Richard Fishacre
From Wikipedia, the free encyclopedia
From Wikipedia, the free encyclopedia
Richard Fishacre (or Fitzacre) (c. 1200–1248) was an English Dominican theologian, the first to hold the Dominican chair at the University of Oxford.[1] He taught at Oxford and authored the first commentary on the Four Books of Sentences of Peter Lombard to be issued from the Oxford schools.[2][3] Fishacre wrote his commentary between 1241 and 1245.[1]
According to the Catholic Encyclopedia,[4] he influenced Roger Bacon. Fishacre was himself influenced largely by the works and personality of Robert Grosseteste. He agreed with Grosseteste that man is not essentially a soul. They both thought that light is the medium between body and soul. Fishacre is unique in his belief that the soul is like the modern idea of a ghost.[5]

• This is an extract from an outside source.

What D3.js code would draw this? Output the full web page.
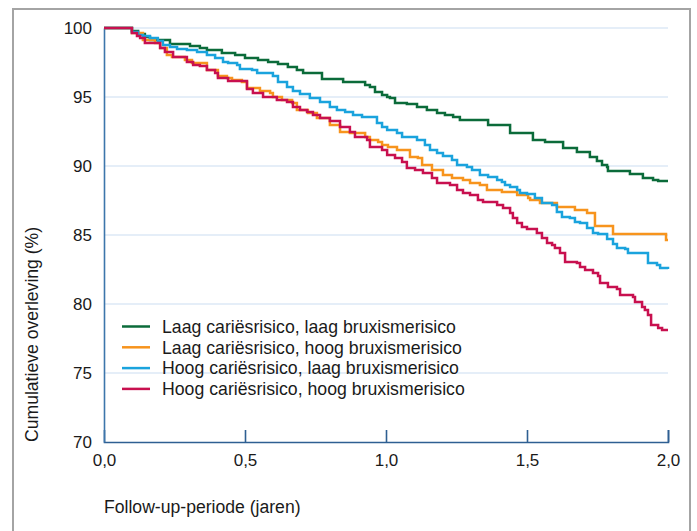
<!DOCTYPE html>
<html>
<head>
<meta charset="utf-8">
<script src="https://cdn.jsdelivr.net/npm/d3@7"></script>
<style>
  body { margin: 0; background: #fff; }
  svg text { font-family: "Liberation Sans", Arial, sans-serif; fill: #1a1a1a; }
</style>
</head>
<body>
<div id="chart"></div>
<script>
// Kaplan-Meier step data, [jaren, overleving %]
var laagLaag = [[0,100],[0.099,99.78],[0.121,99.57],[0.145,99.35],[0.163,99.13],[0.234,98.84],[0.305,98.70],[0.340,98.55],[0.365,98.41],[0.418,98.19],[0.465,98.04],[0.500,97.83],[0.546,97.68],[0.582,97.54],[0.617,97.39],[0.652,97.17],[0.684,96.96],[0.706,96.74],[0.773,96.30],[0.848,96.09],[0.926,95.87],[0.943,95.72],[0.961,95.36],[0.986,95.14],[1.004,95.00],[1.014,94.93],[1.032,94.57],[1.074,94.49],[1.110,94.28],[1.145,94.06],[1.181,93.84],[1.209,93.70],[1.238,93.55],[1.262,93.33],[1.362,92.97],[1.440,92.39],[1.521,91.88],[1.564,91.74],[1.628,91.30],[1.677,91.01],[1.723,90.65],[1.748,90.36],[1.766,90.07],[1.784,89.93],[1.787,89.64],[1.865,89.42],[1.911,89.13],[1.947,88.99],[1.965,88.91],[2.0,88.91]];

var laagHoog = [[0,100],[0.099,99.64],[0.138,99.13],[0.181,98.91],[0.199,98.55],[0.223,98.04],[0.241,97.90],[0.287,97.68],[0.312,97.46],[0.365,96.96],[0.404,96.52],[0.436,96.38],[0.454,96.23],[0.489,96.09],[0.507,95.65],[0.553,95.43],[0.589,95.29],[0.599,95.00],[0.631,94.78],[0.667,94.57],[0.684,94.06],[0.723,93.84],[0.755,93.48],[0.801,92.97],[0.837,92.46],[0.872,92.39],[0.926,92.10],[0.943,91.88],[0.972,91.74],[0.986,91.52],[1.007,91.38],[1.039,91.16],[1.085,90.65],[1.113,90.58],[1.128,90.07],[1.163,89.71],[1.202,89.35],[1.234,89.13],[1.273,88.99],[1.298,88.77],[1.333,88.62],[1.358,88.26],[1.411,88.12],[1.465,87.90],[1.504,87.68],[1.511,87.54],[1.546,87.32],[1.606,87.03],[1.670,86.81],[1.713,86.59],[1.741,85.65],[1.805,85.07],[1.993,84.64],[2.0,84.64]];

var hoogLaag = [[0,100],[0.099,99.71],[0.121,99.49],[0.138,99.42],[0.163,99.28],[0.191,99.06],[0.209,98.77],[0.234,98.62],[0.259,98.48],[0.294,98.41],[0.330,98.26],[0.365,98.04],[0.394,97.83],[0.422,97.54],[0.440,97.46],[0.472,97.32],[0.482,97.03],[0.525,96.96],[0.543,96.74],[0.599,96.52],[0.617,96.09],[0.649,95.72],[0.670,95.43],[0.695,95.22],[0.730,94.93],[0.766,94.64],[0.801,94.28],[0.826,94.06],[0.855,93.91],[0.883,93.70],[0.915,93.55],[0.968,93.12],[0.986,92.83],[1.004,92.61],[1.039,92.39],[1.057,92.10],[1.110,91.88],[1.138,91.52],[1.156,91.16],[1.181,90.94],[1.202,90.72],[1.234,90.43],[1.252,90.07],[1.287,89.93],[1.305,89.71],[1.333,89.35],[1.362,89.20],[1.394,88.99],[1.411,88.84],[1.422,88.62],[1.440,88.48],[1.465,88.26],[1.475,88.04],[1.500,87.97],[1.528,87.68],[1.553,87.32],[1.589,87.17],[1.606,86.67],[1.624,86.30],[1.652,86.23],[1.670,85.94],[1.688,85.87],[1.713,85.51],[1.734,85.14],[1.752,85.07],[1.784,84.71],[1.805,84.35],[1.819,84.06],[1.848,83.99],[1.858,83.70],[1.929,82.97],[1.961,82.83],[1.972,82.61],[2.0,82.54]];

var hoogHoog = [[0,100],[0.099,99.64],[0.117,99.42],[0.128,99.28],[0.145,98.91],[0.199,98.55],[0.216,98.26],[0.245,97.90],[0.294,97.54],[0.316,97.32],[0.340,97.25],[0.365,96.96],[0.394,96.74],[0.404,96.38],[0.440,96.16],[0.507,95.58],[0.528,95.29],[0.564,95.00],[0.613,94.78],[0.649,94.64],[0.670,94.28],[0.695,94.06],[0.720,93.91],[0.741,93.70],[0.766,93.48],[0.801,93.26],[0.837,92.83],[0.872,92.46],[0.890,92.10],[0.933,91.88],[0.943,91.38],[0.986,91.16],[1.004,90.80],[1.032,90.58],[1.057,90.29],[1.074,89.86],[1.103,89.71],[1.131,89.49],[1.163,89.13],[1.181,88.77],[1.227,88.62],[1.252,88.26],[1.273,88.04],[1.298,87.90],[1.326,87.54],[1.344,87.39],[1.394,87.17],[1.415,86.96],[1.440,86.59],[1.450,86.23],[1.465,85.87],[1.482,85.58],[1.500,85.43],[1.535,85.14],[1.553,84.78],[1.571,84.42],[1.589,84.28],[1.599,84.06],[1.617,83.70],[1.635,83.04],[1.677,82.97],[1.688,82.68],[1.706,82.46],[1.734,82.25],[1.752,82.03],[1.759,81.52],[1.787,81.23],[1.819,81.09],[1.830,80.65],[1.876,80.51],[1.883,80.14],[1.908,79.78],[1.918,79.57],[1.929,79.20],[1.940,78.48],[1.965,78.26],[1.979,78.12],[2.0,78.12]];

var seriesNames = ["Laag cariësrisico, laag bruxismerisico", "Laag cariësrisico, hoog bruxismerisico",
                   "Hoog cariësrisico, laag bruxismerisico", "Hoog cariësrisico, hoog bruxismerisico"];
var seriesColors = ["#0b6b3a", "#f7941d", "#1aa3dd", "#c8104f"];
var seriesData = [laagLaag, laagHoog, hoogLaag, hoogHoog];

var xTicks = [0, 0.5, 1, 1.5, 2];
var yTicks = [70, 75, 80, 85, 90, 95, 100];
var yTitle = "Cumulatieve overleving (%)";
var xTitle = "Follow-up-periode (jaren)";

var svgWidth = 697, svgHeight = 531;
var svg = d3.select("#chart").append("svg")
    .attr("width", svgWidth)
    .attr("height", svgHeight);

// grey outer frame, runs off the bottom like in the source
svg.append("rect")
    .attr("x", 13).attr("y", 9)
    .attr("width", 677).attr("height", 600)
    .attr("fill", "none")
    .attr("stroke", "#a4a4a4")
    .attr("stroke-width", 2);

var x = d3.scaleLinear().domain([0, 2]).range([104, 668]);
var y = d3.scaleLinear().domain([70, 100]).range([442, 28]);

// gridlines
svg.append("g").selectAll("line")
    .data(yTicks.filter(d => d > 70))
    .enter().append("line")
    .attr("x1", x(0)).attr("x2", x(2))
    .attr("y1", d => y(d)).attr("y2", d => y(d))
    .attr("stroke", "#dde9f6")
    .attr("stroke-width", 1.5);

var comma = d => d3.format(".1f")(d).replace(".", ",");

var xAxis = svg.append("g")
    .attr("transform", `translate(0, ${y(70)})`)
    .call(d3.axisBottom(x).tickValues(xTicks).tickFormat(comma).tickSize(-12).tickPadding(12));
xAxis.select(".domain").attr("stroke", "#2e5f92").attr("stroke-width", 1.6);
xAxis.selectAll(".tick line").attr("stroke", "#2e5f92").attr("stroke-width", 1.6)
    .attr("opacity", d => d === 0 ? 0 : 1);
xAxis.selectAll("text").attr("font-size", 17).attr("fill", "#1a1a1a");

var yAxis = svg.append("g")
    .attr("transform", `translate(${x(0)}, 0)`)
    .call(d3.axisLeft(y).tickValues(yTicks).tickSize(0).tickPadding(12));
yAxis.select(".domain").attr("stroke", "#3d76ab").attr("stroke-width", 1.6);
yAxis.selectAll("text").attr("font-size", 17).attr("fill", "#1a1a1a");

// survival curves
var line = d3.line()
    .x(d => x(d[0]))
    .y(d => y(d[1]))
    .curve(d3.curveStepAfter);

svg.append("g").selectAll("path")
    .data(seriesData)
    .enter().append("path")
    .attr("d", line)
    .attr("fill", "none")
    .attr("stroke", (d, i) => seriesColors[i])
    .attr("stroke-width", 2.5)
    .attr("stroke-linejoin", "miter");

// legend
var legend = svg.append("g").selectAll("g")
    .data(seriesNames)
    .enter().append("g")
    .attr("transform", (d, i) => `translate(122, ${326.5 + i * 20.8})`);
legend.append("line")
    .attr("x1", 0).attr("x2", 28)
    .attr("stroke", (d, i) => seriesColors[i])
    .attr("stroke-width", 2.5);
legend.append("text")
    .attr("x", 40).attr("dy", "0.35em")
    .attr("font-size", 17.7)
    .text(d => d);

// axis titles
svg.append("text")
    .attr("transform", "translate(38, 442) rotate(-90)")
    .attr("text-anchor", "start")
    .attr("font-size", 17.6)
    .text(yTitle);

svg.append("text")
    .attr("x", 104).attr("y", 513)
    .attr("font-size", 17.6)
    .text(xTitle);
</script>
</body>
</html>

Another philosopher who shaped the thought of Fishacre was Avicenna. Like him Fishacre thought that the soul and body are distinct substances. The Oxford Dominican accepted universal hylomorphism without doubt. Fishacre was uncertain, as were his Oxford colleagues, concerning the unity or plurality of forms in the soul. Fishacre asserted that the soul shares the form of rationality with angels. He concluded that the word soul indicated something common to the vegetable, sensible, and rational.[1]